The tragedy of the girl’s death from inhaling noxious fumes from the jury-rigged heating device highlighted the plight of the poor in Greece who can’t afford to pay their power bills during a crushing economic crisis that has seen big pay cuts, tax hikes and slashed pensions.
The price of oil has skyrocketed because of big tax hikes and the government has been trying to fill the gap with subsidies, but many Greeks either go without heat or burn wood, plastic, chairs, construction materials, hay, paper and whatever they can find, sometimes in dangerous conditions indoors.
After originally being detained and charged with neglect while she was still mourning her daughter’s loss, a Thessaloniki prosecutor intervened and ordered that she not be kept in custody. The woman was also ordered initially to leave the country within 30 days after police determined that she was in Greece illegally.
But Dendias responding to public outrage over her treatment, ordered that the unnamed woman, who has been living in Greece with her daughter for nearly a decade, be granted a six-month residence permit that will allow her to stay in the country. She has also been granted the right to apply for a renewal after its expiration.
Media reports said she was unemployed and was using a brazier to heat her home after the power was cut off as she owed 1,000 euros in unpaid bills. She is thought to have fainted before regaining consciousness long enough to call for help when she saw that her daughter was also unconscious.
She was to take her daughter’s remains to Serbia for burial on Dec. 5. The Municipality of Thessaloniki has offered to pay for the transfer and the service.

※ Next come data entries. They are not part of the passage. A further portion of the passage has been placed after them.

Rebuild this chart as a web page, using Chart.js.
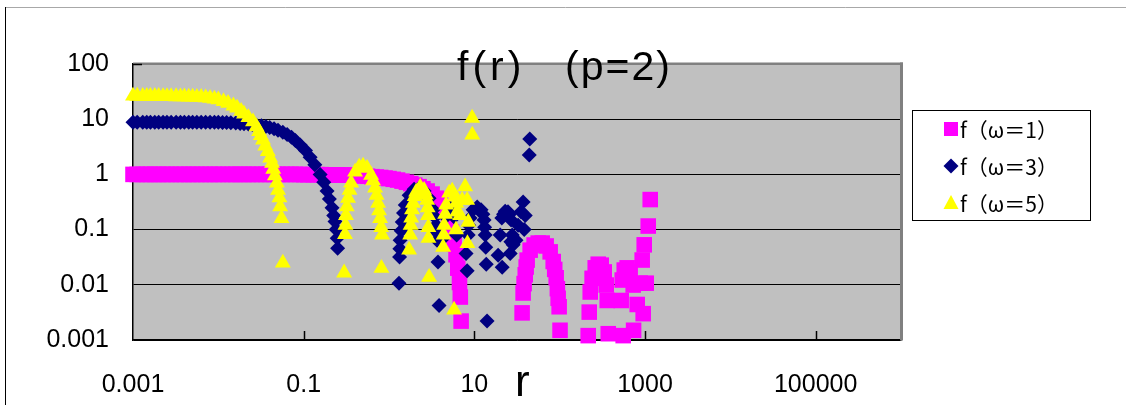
<!DOCTYPE html>
<html>
<head>
<meta charset="utf-8">
<script src="https://cdn.jsdelivr.net/npm/chart.js@4.4.1/dist/chart.umd.min.js"></script>
<style>
  html, body { margin: 0; padding: 0; background: #ffffff; }
  #wrap { width: 1126px; height: 405px; }
</style>
</head>
<body>
<div id="wrap"><canvas id="fChart" width="1126" height="405"></canvas></div>
<script>
// f (omega=1) : r and f values
const rOmega1 = [
  0.001, 0.00112, 0.0013, 0.00145, 0.0016, 0.0018, 0.002, 0.00225, 0.0025, 0.0028,
  0.0032, 0.0036, 0.004, 0.0045, 0.005, 0.0056, 0.0063, 0.0071, 0.008, 0.009,
  0.01, 0.0112, 0.013, 0.0145, 0.016, 0.018, 0.02, 0.0225, 0.025, 0.028,
  0.032, 0.036, 0.04, 0.045, 0.05, 0.056, 0.063, 0.071, 0.08, 0.09,
  0.1, 0.112, 0.13, 0.145, 0.16, 0.18, 0.2, 0.225, 0.25, 0.28,
  0.32, 0.36, 0.4, 0.45, 0.5, 0.56, 0.63, 0.71, 0.8, 0.9,
  1, 1.12, 1.26, 1.42, 1.6, 1.8, 2, 2.25, 2.5, 2.8,
  3.2, 3.6, 4, 4.5, 5, 5.4, 5.8, 6.1, 6.4, 6.7, 6.85, 7.0,
  36.3, 37.3, 38.3, 39.5, 40.5, 41.6, 45.1, 50.2, 56, 62.4,
  69.5, 77.4, 84, 87.5, 91, 94, 96, 98.6, 101,
  216, 222, 228, 240, 261, 283, 307, 333, 351, 361, 371, 555,
  526, 541, 571, 618, 670, 727, 735, 811, 879, 927, 952, 979, 1033, 1091, 1151
];
const fOmega1 = [
  1, 1, 1, 1, 1, 1, 1, 1, 1, 1,
  1, 1, 1, 1, 1, 1, 1, 1, 1, 1,
  1, 1, 1, 1, 1, 1, 1, 1, 1, 1,
  1, 1, 1, 1, 1, 1, 1, 1, 1, 1,
  0.99, 0.99, 0.99, 0.99, 0.99, 0.985, 0.98, 0.98, 0.98, 0.975,
  0.97, 0.965, 0.96, 0.95, 0.94, 0.925, 0.91, 0.895, 0.88, 0.86,
  0.84, 0.815, 0.79, 0.755, 0.72, 0.68, 0.64, 0.6, 0.55, 0.5,
  0.44, 0.37, 0.30, 0.22, 0.13, 0.09, 0.055, 0.035, 0.02, 0.011, 0.006, 0.0022,
  0.0031, 0.0071, 0.0105, 0.0152, 0.021, 0.028, 0.0424, 0.0526, 0.057, 0.057,
  0.0505, 0.0395, 0.0264, 0.019, 0.0134, 0.0085, 0.0057, 0.004, 0.0015,
  0.0012, 0.0032, 0.0074, 0.0131, 0.0203, 0.0236, 0.0227, 0.0171, 0.0099, 0.0052, 0.0013, 0.0012,
  0.0052, 0.0122, 0.0185, 0.0203, 0.0171, 0.0099, 0.0015, 0.0044, 0.0107, 0.0281, 0.003, 0.053, 0.0107, 0.116, 0.35
];

// f (omega=3)
const rOmega3 = [
  0.001, 0.00112, 0.0013, 0.00145, 0.0016, 0.0018, 0.002, 0.00225, 0.0025, 0.0028,
  0.0032, 0.0036, 0.004, 0.0045, 0.005, 0.0056, 0.0063, 0.0071, 0.008, 0.009,
  0.01, 0.0112, 0.0125, 0.014, 0.016, 0.018, 0.02, 0.0225, 0.025, 0.028,
  0.032, 0.036, 0.04, 0.045, 0.05, 0.057, 0.064, 0.072, 0.08, 0.091,
  0.105, 0.119, 0.135, 0.156, 0.172, 0.188, 0.2, 0.215, 0.225, 0.233,
  0.24, 0.247, 0.25,
  1.31, 1.33, 1.34, 1.35, 1.39, 1.43, 1.48, 1.55, 1.72, 1.97,
  2.25, 2.58, 2.95, 3.29, 3.45, 3.57, 3.62, 3.66, 3.75, 3.86,
  4.3, 4.6, 5.2, 5.8, 6.2,
  8.0, 8.24, 8.47, 8.6, 8.93, 9.68, 10.8, 12.0, 12.6, 13.0, 13.2, 13.4, 13.6, 13.8, 14.1,
  19.0, 20.1, 21.0, 21.2, 22, 23, 24.8, 25.8, 26.3, 26.8, 27, 27.8, 28.5,
  30.8, 32.6, 35.2, 37.3, 38.4, 39.5, 44, 44.6
];
const fOmega3 = [
  8.8, 8.8, 8.8, 8.8, 8.8, 8.8, 8.8, 8.8, 8.8, 8.8,
  8.8, 8.8, 8.8, 8.8, 8.8, 8.8, 8.8, 8.8, 8.8, 8.8,
  8.8, 8.75, 8.7, 8.6, 8.5, 8.4, 8.3, 8.15, 8.0, 7.8,
  7.6, 7.35, 7.1, 6.7, 6.3, 5.8, 5.3, 4.7, 4.1, 3.4,
  2.7, 2.05, 1.5, 1.0, 0.72, 0.50, 0.36, 0.25, 0.18, 0.14,
  0.10, 0.07, 0.046,
  0.0107, 0.032, 0.045, 0.064, 0.095, 0.137, 0.2, 0.28, 0.42, 0.54,
  0.57, 0.50, 0.37, 0.23, 0.17, 0.12, 0.09, 0.064, 0.026, 0.0042,
  0.07, 0.17, 0.25, 0.17, 0.08,
  0.037, 0.018, 0.08, 0.12, 0.163, 0.228, 0.257, 0.228, 0.19, 0.15, 0.11, 0.08, 0.048, 0.0235, 0.0022,
  0.0344, 0.08, 0.163, 0.0208, 0.19, 0.215, 0.21, 0.19, 0.037, 0.06, 0.15, 0.08, 0.053,
  0.064, 0.12, 0.21, 0.316, 0.1, 0.18, 2.24, 4.38
];

// f (omega=5)
const rOmega5 = [
  0.001, 0.00112, 0.0013, 0.00145, 0.0016, 0.0018, 0.002, 0.00225, 0.0025, 0.0028,
  0.0032, 0.0036, 0.004, 0.0045, 0.005, 0.0056, 0.0063, 0.0071, 0.008, 0.009,
  0.01, 0.0115, 0.013, 0.015, 0.0166, 0.0185, 0.02, 0.0225, 0.0255, 0.028,
  0.03, 0.0315, 0.0334, 0.0355, 0.038, 0.0405, 0.0426, 0.044, 0.046, 0.0485,
  0.0501, 0.052, 0.053, 0.055, 0.057,
  0.298, 0.305, 0.309, 0.313, 0.32, 0.331, 0.345, 0.36, 0.40, 0.447,
  0.497, 0.553, 0.617, 0.65, 0.687, 0.715, 0.745, 0.765, 0.787, 0.81, 0.83, 0.815,
  1.72, 1.77, 1.79, 1.82, 1.86, 1.91, 2.0, 2.08, 2.32, 2.58,
  2.7, 2.80, 2.84, 2.87, 2.89, 2.9, 2.95,
  4.31, 4.37, 4.43, 4.55, 4.67, 5.07, 5.5, 5.96, 6.15, 6.29, 6.1, 5.79,
  6.82, 7.2, 7.8, 8.24, 8.3, 8.5, 9.42, 9.45
];
const fOmega5 = [
  26.3, 26.25, 26.2, 26.15, 26.1, 26.05, 26, 25.95, 25.9, 25.8,
  25.7, 25.6, 25.5, 25.4, 25.3, 25.15, 25, 24.5, 24, 23.3,
  22.5, 21, 19.5, 17.5, 16, 14, 12.5, 10.8, 9.0, 7.3,
  6.0, 5.1, 4.2, 3.3, 2.6, 2.0, 1.6, 1.25, 0.95, 0.7,
  0.52, 0.38, 0.26, 0.16, 0.025,
  0.0165, 0.082, 0.12, 0.18, 0.26, 0.37, 0.52, 0.70, 1.11, 1.36,
  1.42, 1.30, 0.97, 0.77, 0.57, 0.42, 0.30, 0.22, 0.16, 0.11, 0.08, 0.02,
  0.043, 0.08, 0.12, 0.163, 0.23, 0.30, 0.40, 0.48, 0.59, 0.52,
  0.43, 0.34, 0.25, 0.18, 0.11, 0.07, 0.0138,
  0.048, 0.08, 0.12, 0.19, 0.28, 0.46, 0.50, 0.39, 0.3, 0.21, 0.10, 0.0035,
  0.18, 0.34, 0.60, 0.34, 0.056, 0.137, 10.5, 5.2
];

const xTickValues = [0.001, 0.1, 10, 1000, 100000];
const xTickLabels = ['0.001', '0.1', '10', '1000', '100000'];
const yTickValues = [0.001, 0.01, 0.1, 1, 10, 100];
const yTickLabels = ['0.001', '0.01', '0.1', '1', '10', '100'];
const seriesNames = ['f（ω＝1）', 'f（ω＝3）', 'f（ω＝5）'];
const seriesColors = ['#FF00FF', '#000080', '#FFFF00'];
const titleParts = ['f(r)', '(p=2)'];
const xAxisTitle = 'r';

function toPoints(rs, fs) {
    return rs.map((r, i) => ({ x: r, y: fs[i] }));
}

// legend marker shapes, same look as the plotted points
function drawMarker(ctx, shape, x, y, color) {
    ctx.fillStyle = color;
    ctx.beginPath();
    if (shape === 'rect') {
        ctx.rect(x - 7, y - 7, 14, 14);
    } else if (shape === 'rectRot') {
        ctx.moveTo(x, y - 7.5);
        ctx.lineTo(x + 7.5, y);
        ctx.lineTo(x, y + 7.5);
        ctx.lineTo(x - 7.5, y);
    } else {
        ctx.moveTo(x, y - 8);
        ctx.lineTo(x + 7.5, y + 6);
        ctx.lineTo(x - 7.5, y + 6);
    }
    ctx.closePath();
    ctx.fill();
}

const decorPlugin = {
    id: 'decor',
    beforeDraw(chart) {
        const { ctx, chartArea: a } = chart;
        ctx.save();
        ctx.fillStyle = '#FFFFFF';
        ctx.fillRect(0, 0, chart.width, chart.height);
        ctx.fillStyle = '#C0C0C0';
        ctx.fillRect(a.left, a.top, a.right - a.left, a.bottom - a.top);
        // outer chart frame (top and left edges only are in view)
        ctx.lineWidth = 1;
        ctx.strokeStyle = '#A8A8A8';
        ctx.beginPath();
        ctx.moveTo(5, 7.5);
        ctx.lineTo(chart.width, 7.5);
        ctx.stroke();
        ctx.strokeStyle = '#000000';
        ctx.beginPath();
        ctx.moveTo(5.5, 7);
        ctx.lineTo(5.5, chart.height);
        ctx.stroke();
        ctx.restore();
    },
    beforeDatasetsDraw(chart) {
        const { ctx, chartArea: a, scales } = chart;
        ctx.save();
        ctx.fillStyle = '#808080';
        ctx.fillRect(a.left, a.top - 1.5, a.right - a.left + 2, 2.5);
        ctx.fillRect(a.right - 1, a.top - 1.5, 3, a.bottom - a.top + 2);
        ctx.strokeStyle = '#000000';
        ctx.lineWidth = 1.5;
        ctx.beginPath();
        xTickValues.slice(1).forEach(v => {
            const x = Math.round(scales.x.getPixelForValue(v)) + 0.5;
            ctx.moveTo(x, a.bottom);
            ctx.lineTo(x, a.bottom - 9);
        });
        ctx.moveTo(a.left, a.top + 0.5);
        ctx.lineTo(a.left + 9, a.top + 0.5);
        ctx.stroke();
        ctx.restore();
    },
    afterDraw(chart) {
        const ctx = chart.ctx;
        ctx.save();
        ctx.fillStyle = '#000000';
        ctx.textBaseline = 'alphabetic';
        ctx.textAlign = 'left';
        ctx.font = '41px "Liberation Sans"';
        ctx.letterSpacing = '4px';
        ctx.fillText(titleParts[0], 457, 80);
        ctx.letterSpacing = '2px';
        ctx.fillText(titleParts[1], 565, 80);
        ctx.letterSpacing = '0px';

        ctx.font = '44px "Liberation Sans"';
        ctx.fillText(xAxisTitle, 515, 396);

        // legend box
        ctx.fillStyle = '#FFFFFF';
        ctx.fillRect(912, 110, 179, 111);
        ctx.strokeStyle = '#000000';
        ctx.lineWidth = 1;
        ctx.strokeRect(912.5, 110.5, 178, 110);
        const shapes = ['rect', 'rectRot', 'triangle'];
        const rows = [129, 166, 203];
        ctx.font = '21px "Noto Sans CJK JP"';
        ctx.textBaseline = 'middle';
        seriesNames.forEach((name, i) => {
            drawMarker(ctx, shapes[i], 951, rows[i], seriesColors[i]);
            ctx.fillStyle = '#000000';
            ctx.fillText(name, 960, rows[i] + 1);
        });
        ctx.restore();
    }
};

const ctx = document.getElementById('fChart').getContext('2d');
const chart = new Chart(ctx, {
    type: 'scatter',
    data: {
        datasets: [
            {
                label: seriesNames[0],
                data: toPoints(rOmega1, fOmega1),
                pointStyle: 'rect',
                pointRadius: 11,
                pointHoverRadius: 11,
                backgroundColor: seriesColors[0],
                borderWidth: 0,
                pointBorderWidth: 0,
                clip: false,
                order: 2
            },
            {
                label: seriesNames[1],
                data: toPoints(rOmega3, fOmega3),
                pointStyle: 'rectRot',
                pointRadius: 7.5,
                pointHoverRadius: 7.5,
                backgroundColor: seriesColors[1],
                borderWidth: 0,
                pointBorderWidth: 0,
                clip: false,
                order: 1
            },
            {
                label: seriesNames[2],
                data: toPoints(rOmega5, fOmega5),
                pointStyle: 'triangle',
                pointRadius: 9.2,
                pointHoverRadius: 9.2,
                backgroundColor: seriesColors[2],
                borderWidth: 0,
                pointBorderWidth: 0,
                clip: false,
                order: 0
            }
        ]
    },
    options: {
        responsive: false,
        animation: false,
        events: [],
        layout: {
            padding: { left: 0, top: 64, right: 225, bottom: 0 }
        },
        plugins: {
            legend: { display: false },
            title: { display: false },
            tooltip: { enabled: false }
        },
        scales: {
            x: {
                type: 'logarithmic',
                position: 'bottom',
                min: 0.001,
                max: 1000000,
                afterBuildTicks: (scale) => {
                    scale.ticks = xTickValues.map(v => ({ value: v }));
                },
                afterFit: (scale) => { scale.height = 65; },
                grid: { display: false, drawTicks: false },
                border: { display: true, color: '#000000', width: 1.5 },
                ticks: {
                    color: '#000000',
                    padding: 30,
                    maxRotation: 0,
                    autoSkip: false,
                    font: { family: '"Liberation Sans"', size: 25 },
                    callback: (value, index) => xTickLabels[index]
                }
            },
            y: {
                type: 'logarithmic',
                position: 'left',
                min: 0.001,
                max: 100,
                afterBuildTicks: (scale) => {
                    scale.ticks = yTickValues.map(v => ({ value: v }));
                },
                afterFit: (scale) => { scale.width = 133; },
                grid: { color: '#000000', lineWidth: 1, drawTicks: false },
                border: { display: true, color: '#000000', width: 1.5 },
                ticks: {
                    color: '#000000',
                    padding: 24,
                    autoSkip: false,
                    font: { family: '"Liberation Sans"', size: 25 },
                    callback: (value, index) => yTickLabels[index]
                }
            }
        }
    },
    plugins: [decorPlugin]
});
</script>
</body>
</html>
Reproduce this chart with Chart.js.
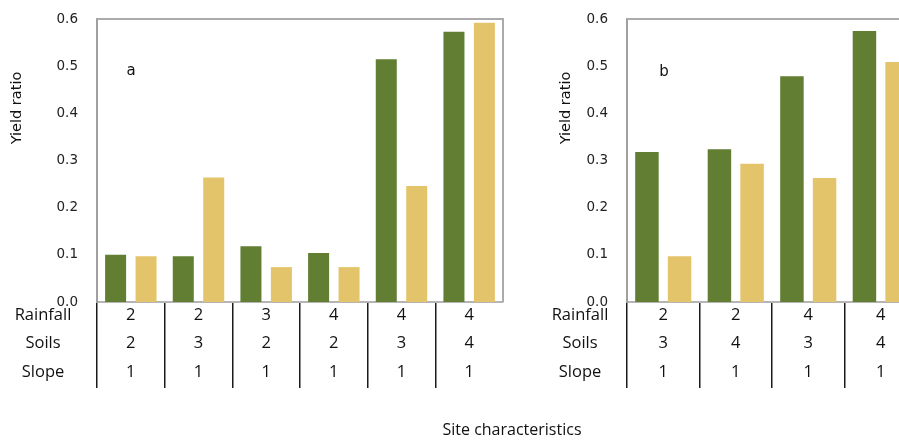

To qualify for international rescue loans, Greece has been imposing harsh austerity measures that has created record unemployment and pushed 20 percent of people into poverty. Thousands no longer have heating in their homes, unable to afford heating oil or high electricity bills.
When he was finance minister in a previous government, current Deputy Prime Minister Evangelos Venizelos, the PASOK Socialist leader, doubled property taxes and had them inserted in electric bills with the threat of having power turned off for non-payment. Already this year, a school in northern Greece has closed because there’s no money to buy oil.
Last winter, the burning of materials in fireplaces and stoves created what environmentalists said was dangerous smog over Athens and other cities and towns across Greece.